ISWAP is a nonfinancial firm with a weak financial condition. Local banking institutions are willing to offer ISWAP only variable-rate loans. A fixed-rate loan would be more desirable, in light of a long-term investment in a new product that it is contemplating. USWAP is a large, strongly capitalized bank in a nearby city that would benefit from variable-rate funding for its short-term asset portfolio. The opportunities to borrow funds for the two parties is as follows:

­­­­­­­­­­­­­­­­­­­­­­­­­­­­­­_________________Variable Rate_____________Fixed Rate

ISWAP (firm)                LIBOR + 1%                           14%

USWAP (bank)            LIBOR + 0.5%              12%  ____________

From this information, it is clear that ISWAP pays a 2 percent premium for fixed-rate funds but only a 0.5 percent premium for variable-rate funds.

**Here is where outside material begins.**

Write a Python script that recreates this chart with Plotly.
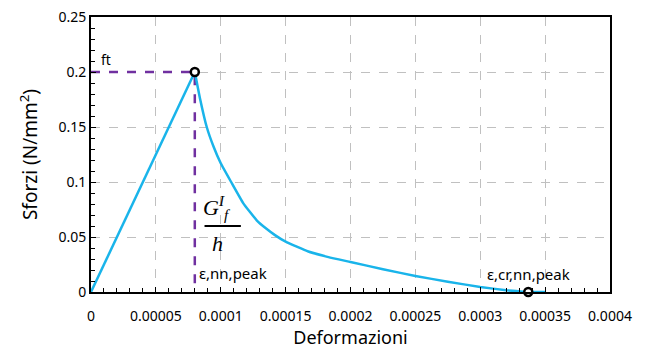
import plotly.graph_objects as go

# data
rise_strain = [0, 0.00008]
rise_stress = [0, 0.2]
decay_strain = [0.00008, 0.000084, 0.0000892, 0.0000945, 0.0001, 0.000108, 0.0001174,
                0.0001277, 0.000135, 0.0001418, 0.00015, 0.0001675, 0.000183, 0.0002,
                0.000225, 0.00025, 0.000275, 0.0003, 0.00032, 0.00033, 0.000337, 0.00035]
decay_stress = [0.2, 0.176, 0.15, 0.132, 0.117, 0.1, 0.0806,
                0.0652, 0.0577, 0.0517, 0.0457, 0.0368, 0.0317, 0.0273,
                0.0207, 0.0146, 0.0093, 0.0046, 0.0016, 0.0006, 0, 0]
peak_points_strain = [0.00008, 0.000337]
peak_points_stress = [0.2, 0]
ft_line_strain = [0, 0.00008, 0.00008]
ft_line_stress = [0.2, 0.2, 0]

x_tickvals = [0, 0.00005, 0.0001, 0.00015, 0.0002, 0.00025, 0.0003, 0.00035, 0.0004]
x_ticktext = ["0", "0.00005", "0.0001", "0.00015", "0.0002", "0.00025", "0.0003", "0.00035", "0.0004"]
y_tickvals = [0, 0.05, 0.1, 0.15, 0.2, 0.25]
y_ticktext = ["0", "0.05", "0.1", "0.15", "0.2", "0.25"]

BLUE = "#19B4EA"
PURPLE = "#7030A0"
FONT = "Noto Sans"

fig = go.Figure()
fig.add_trace(go.Scatter(x=ft_line_strain, y=ft_line_stress, mode="lines",
                         line=dict(color=PURPLE, width=2.5, dash="dash"), showlegend=False))
fig.add_trace(go.Scatter(x=rise_strain, y=rise_stress, mode="lines",
                         line=dict(color=BLUE, width=2.5), showlegend=False))
fig.add_trace(go.Scatter(x=decay_strain, y=decay_stress, mode="lines",
                         line=dict(color=BLUE, width=2.5, shape="spline", smoothing=0.4),
                         showlegend=False))
fig.add_trace(go.Scatter(x=peak_points_strain, y=peak_points_stress, mode="markers",
                         marker=dict(symbol="circle", size=8, color="white",
                                     line=dict(color="black", width=2.5)),
                         showlegend=False, cliponaxis=False))

fig.add_annotation(x=0.0000062, y=0.2, xref="x", yref="y", text="ft", showarrow=False,
                   xanchor="left", yanchor="bottom", yshift=1,
                   font=dict(family=FONT, size=14, color="black"))
fig.add_annotation(x=0.000085, y=0.077, xref="x", yref="y",
                   text="<i>G</i><sup><i>I</i></sup><sub><i>f</i></sub>", showarrow=False,
                   xanchor="left", yanchor="middle",
                   font=dict(family="Liberation Serif", size=22, color="black"))
fig.add_annotation(x=0.0000975, y=0.044, xref="x", yref="y",
                   text="<i>h</i>", showarrow=False, xanchor="center", yanchor="middle",
                   font=dict(family="Liberation Serif", size=22, color="black"))
fig.add_shape(type="line", xref="x", yref="y", x0=0.0000875, x1=0.0001155,
              y0=0.06, y1=0.06, line=dict(color="black", width=2))
fig.add_annotation(x=0.0000815, y=0.0175, xref="x", yref="y", text="ε,nn,peak",
                   showarrow=False, xanchor="left", yanchor="middle",
                   font=dict(family=FONT, size=15, color="black"))
fig.add_annotation(x=0.000304, y=0.0163, xref="x", yref="y", text="ε,cr,nn,peak",
                   showarrow=False, xanchor="left", yanchor="middle",
                   font=dict(family=FONT, size=15, color="black"))

fig.update_layout(
    width=648, height=353,
    margin=dict(l=83, r=46, t=9, b=69, autoexpand=False),
    plot_bgcolor="white", paper_bgcolor="white",
    font=dict(family=FONT, size=14, color="black"),
)
fig.update_xaxes(
    range=[0, 0.0004], tickvals=x_tickvals, ticktext=x_ticktext, automargin=False,
    showgrid=True, gridcolor="#C0C0C0", griddash="dash", gridwidth=1,
    showline=True, linecolor="black", linewidth=2, mirror=True,
    ticks="inside", ticklen=5, tickcolor="black",
    minor=dict(ticks="inside", dtick=0.00001, ticklen=4, tickcolor="black", showgrid=False),
    zeroline=False, ticklabeloverflow="allow", ticklabelstandoff=10,
    title=dict(text="Deformazioni", font=dict(size=18), standoff=8),
    tickfont=dict(size=14),
)
fig.update_yaxes(
    range=[0, 0.25], tickvals=y_tickvals, ticktext=y_ticktext, automargin=False,
    showgrid=True, gridcolor="#C0C0C0", griddash="dash", gridwidth=1,
    showline=True, linecolor="black", linewidth=2, mirror=True,
    ticks="inside", ticklen=5, tickcolor="black",
    minor=dict(ticks="inside", dtick=0.01, ticklen=4, tickcolor="black", showgrid=False),
    zeroline=False, ticklabeloverflow="allow",
    title=dict(text="Sforzi (N/mm<sup>2</sup>)", font=dict(size=19), standoff=16),
    tickfont=dict(size=14),
)

fig.write_html("out.html")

Assume that an intermediary is contracted to handle the details of the swap. ISWAP takes out a variable-rate loan at LIBOR + 1 percent but swaps this loan's payments with USWAP, who issues seven-year notes at 12 percent. ISWAP pays USWAPs interest bill plus 0.1 percent fee to intermediating bank. USWAP pays the LIBOR component of ISWAP's variable-rate loan and leaves the fixed 1 percent to be paid by ISWAP.

First, draw a diagram that shows all parties, including arrows showing the flow of funds in the swap, as well as the interest rates paid by ISWAP and USWAP through the intermediary. Second, make a table showing ISWAP's costs, ISWAPS's savings from the swap, the intermediary's fees, and the receipts and payments between ISWAP and USWAP.